The world’s production of rare earths is dominated by China. The discovery by LKAB, a state-owned company, creates the prospect that Europe could over time develop a domestic source of these minerals.

“This is good news, not only for LKAB, the region and the Swedish people, but also for Europe and the climate,” Jan Mostrom, the company’s chief executive, said in a statement.

Finding the deposit, estimated by LKAB at more than a million tons, is one thing, and extracting the metals is another. LKAB said it could take 10 to 15 years or more before the metals were delivered to market because of the lengthy environmental studies and other work required to open a mining facility in Europe.

Rare earths, a group of 17 elements, are crucial to cutting-edge technologies used for electric vehicles and wind turbine generators. As more of these items are manufactured to tackle climate change and for other purposes, demand for the metals is soaring.

China has a strong hold on the global rare earth industry not only in mining but also in the complex processing of the minerals, which produces radioactive contaminants. Russia is also a leader in extracting the metals.

With heavy investment going into the electrification of the economy in order to reduce greenhouse gas emissions, both Europe and the United States are looking to develop their own sources of rare earths.

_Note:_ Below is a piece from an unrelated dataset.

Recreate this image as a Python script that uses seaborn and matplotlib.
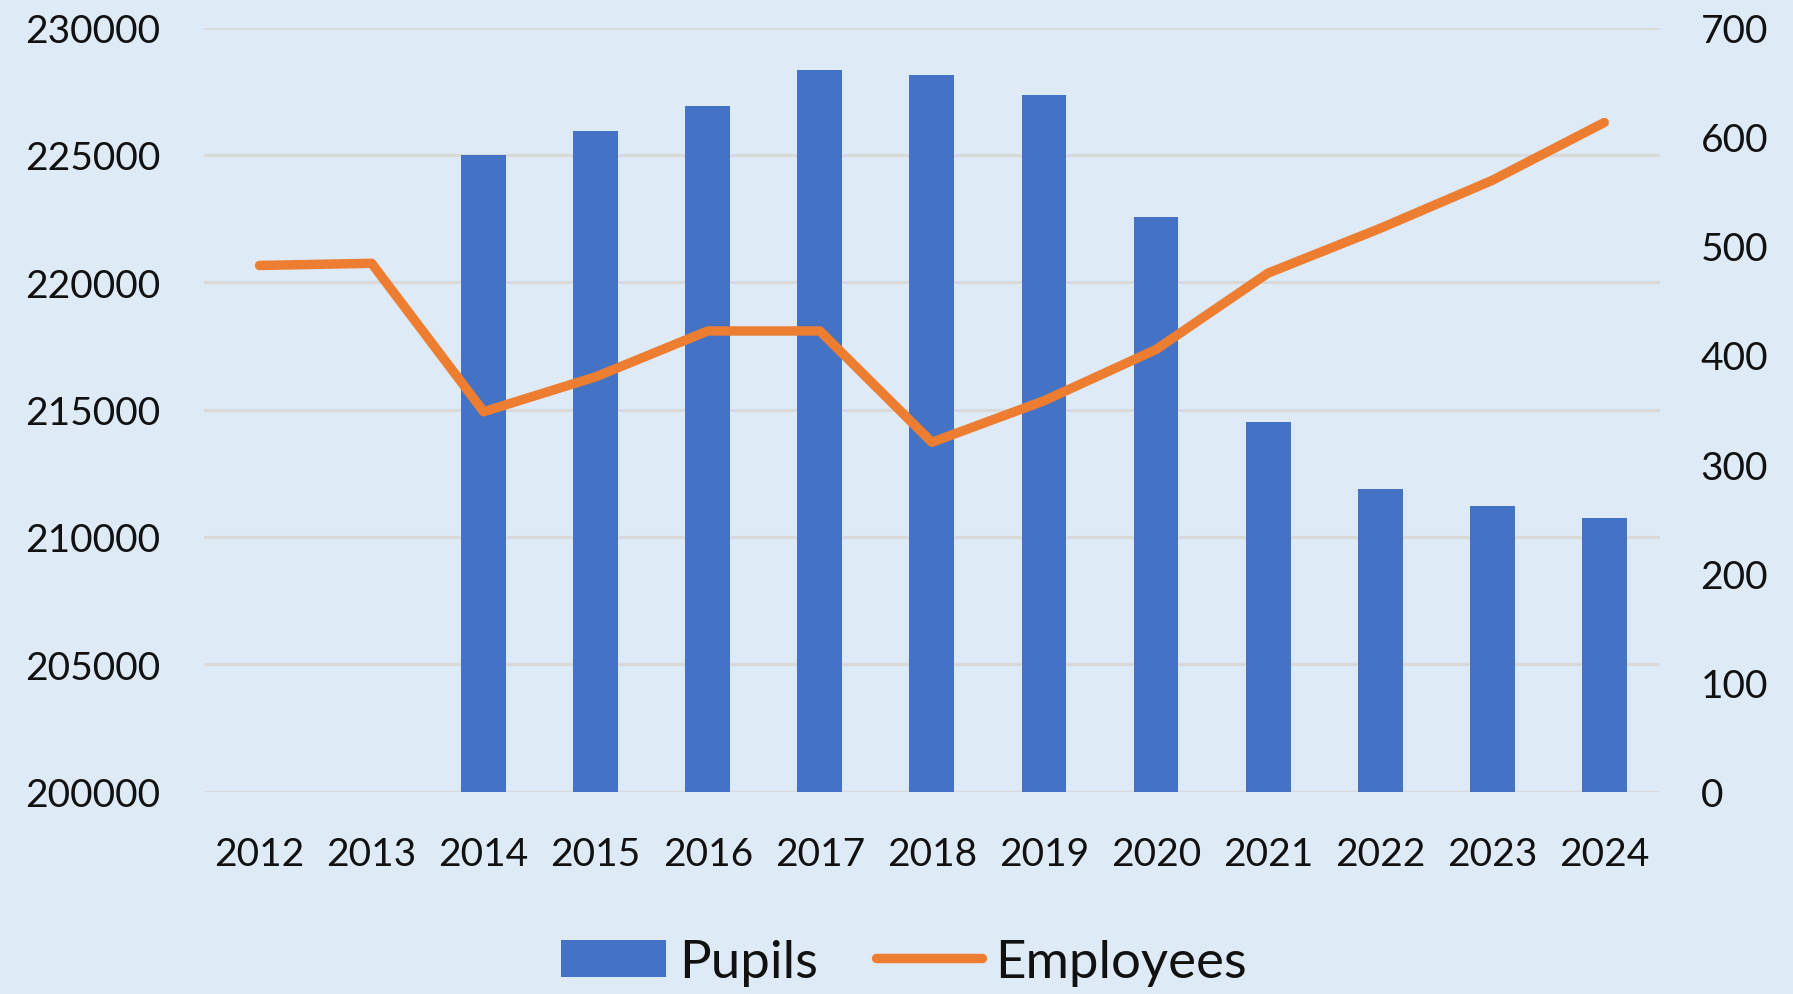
import numpy as np
import pandas as pd
import matplotlib
matplotlib.use("Agg")
import matplotlib.pyplot as plt
import seaborn as sns

years = ["2012", "2013", "2014", "2015", "2016", "2017", "2018",
         "2019", "2020", "2021", "2022", "2023", "2024"]
pupils = [np.nan, np.nan, 225000, 225950, 226900, 228320, 228130,
          227370, 222550, 214500, 211860, 211230, 210750]
employees = [482, 484, 348, 380, 422, 422, 320, 358, 405, 475, 516, 560, 613]
left_ticks = [200000, 205000, 210000, 215000, 220000, 225000, 230000]
right_ticks = [0, 100, 200, 300, 400, 500, 600, 700]

BG = "#DEEAF6"
BAR = "#4472C4"
LINE = "#ED7D31"
GRID = "#D9D9D9"

sns.set_theme(style="white")
plt.rcParams["font.family"] = ["Lato", "DejaVu Sans"]

df = pd.DataFrame({"Year": years, "Pupils": pupils, "Employees": employees})

fig = plt.figure(figsize=(17.93, 9.95), dpi=100, facecolor=BG)
ax = fig.add_axes([0.1135, 0.2035, 0.8125, 0.7678])
ax.set_facecolor(BG)

sns.barplot(data=df, x="Year", y="Pupils", order=years, color=BAR,
            width=0.4, saturation=1, ax=ax, label="Pupils", linewidth=0)
ax.set_ylim(200000, 230000)
ax.set_yticks(left_ticks)
ax.set_xlim(-0.5, len(years) - 0.5)
ax.yaxis.grid(True, color=GRID, linewidth=2.2)
ax.set_axisbelow(True)
ax.set_xlabel("")
ax.set_ylabel("")

ax2 = ax.twinx()
sns.lineplot(data=df, x="Year", y="Employees", color=LINE, linewidth=6.8,
             ax=ax2, label="Employees", solid_capstyle="round")
ax2.set_ylim(0, 700)
ax2.set_yticks(right_ticks)
ax2.set_xlim(-0.5, len(years) - 0.5)
ax2.set_ylabel("")
ax2.grid(False)
if ax2.get_legend() is not None:
    ax2.get_legend().remove()
if ax.get_legend() is not None:
    ax.get_legend().remove()

for a in (ax, ax2):
    for s in a.spines.values():
        s.set_visible(False)
    a.tick_params(length=0, labelsize=28, labelcolor="#111111")

ax.tick_params(axis="y", pad=31)
ax.tick_params(axis="x", pad=32)
ax2.tick_params(axis="y", pad=29)

h1 = ax.containers[0].patches[2]
h2 = ax2.lines[0]
leg = fig.legend([h1, h2], ["Pupils", "Employees"], loc="center",
                 bbox_to_anchor=(0.504, 0.032), ncol=2, frameon=False,
                 fontsize=38, handlelength=2.0, handleheight=0.7,
                 handletextpad=0.25, columnspacing=1.1)
for t in leg.get_texts():
    t.set_color("#111111")

fig.savefig("out.png", dpi=100, facecolor=BG)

The worry is that China’s dominant position gives Beijing leverage over pricing of the metals as well as the potential to restrict supplies to rivals. In 2010, China halted exports of rare earths to Japan for two months over a fishing dispute.

LKAB’s find, near Kiruna, Sweden’s northernmost city, indeed appeared to be of significant size, said Ross Embleton, an analyst at Wood Mackenzie, a consulting firm. But he added that unless European permitting procedures could be shortened in a way that was acceptable to responsible investors, the lode was unlikely to make a big difference to the global supply picture anytime soon.

“With European rare earth assets, the development schedules are really hindered by this permitting process,” he said.

There is no large-scale mining of rare earths in the European Union, partly because of the difficulty of creating new mines and facilities to refine the metal ores.

Nonetheless, LKAB executives are pursuing a careful process intended to, over time, provide Northern Europe both the ability to extract rare earths and to process them.

“We want to have the whole value chain,” David Hognelid, LKAB’s chief strategy officer, said in an interview. LKAB estimates that the discovery could “meet a large part of the E.U.’s future demand” for the metals.

To help meet that goal, LKAB recently became the largest shareholder in a Norwegian company, REEtec, that specializes in separating out the rare earths, like neodymium, which is used to make powerful magnets. The plan would be to have REEtec, whose technology is said to be more environmentally friendly than older processes, eventually build a plant in Sweden.

But before that, Mr. Hognelid said, LKAB must further assess the resources. In northern Sweden, the rare earths are found in iron ore deposits. LKAB already has a large iron ore mine near Kiruna that has rare earths in quantities that are less concentrated than in the new find. The company said it was preparing to build a tunnel several miles long from the iron ore mine into the new rare earths deposit, known as Per Geijer, to further assess the resources there.

The economy in Kiruna has relied on mining for more than a century, but new extraction activity will need to be balanced with other interests including preserving areas of natural beauty and safeguarding reindeer herding in the region by the Sami people, Mr. Hognelid said.

“The use of the land will always come with different interests that we will have to manage,” he said.

Deposits of rare earths on Greenland, which is legally an autonomous part of Denmark, have attracted extensive interest from the mining industry, though a Chinese company has been blocked from opening a mine on the island because of contamination fears.

LKAB hopes the growing demand for the metals and the imperative of developing domestic sources for them in Europe will help clear the way for the new mine. “Without mines, there can be no electric vehicles,” Mr. Mostrom said.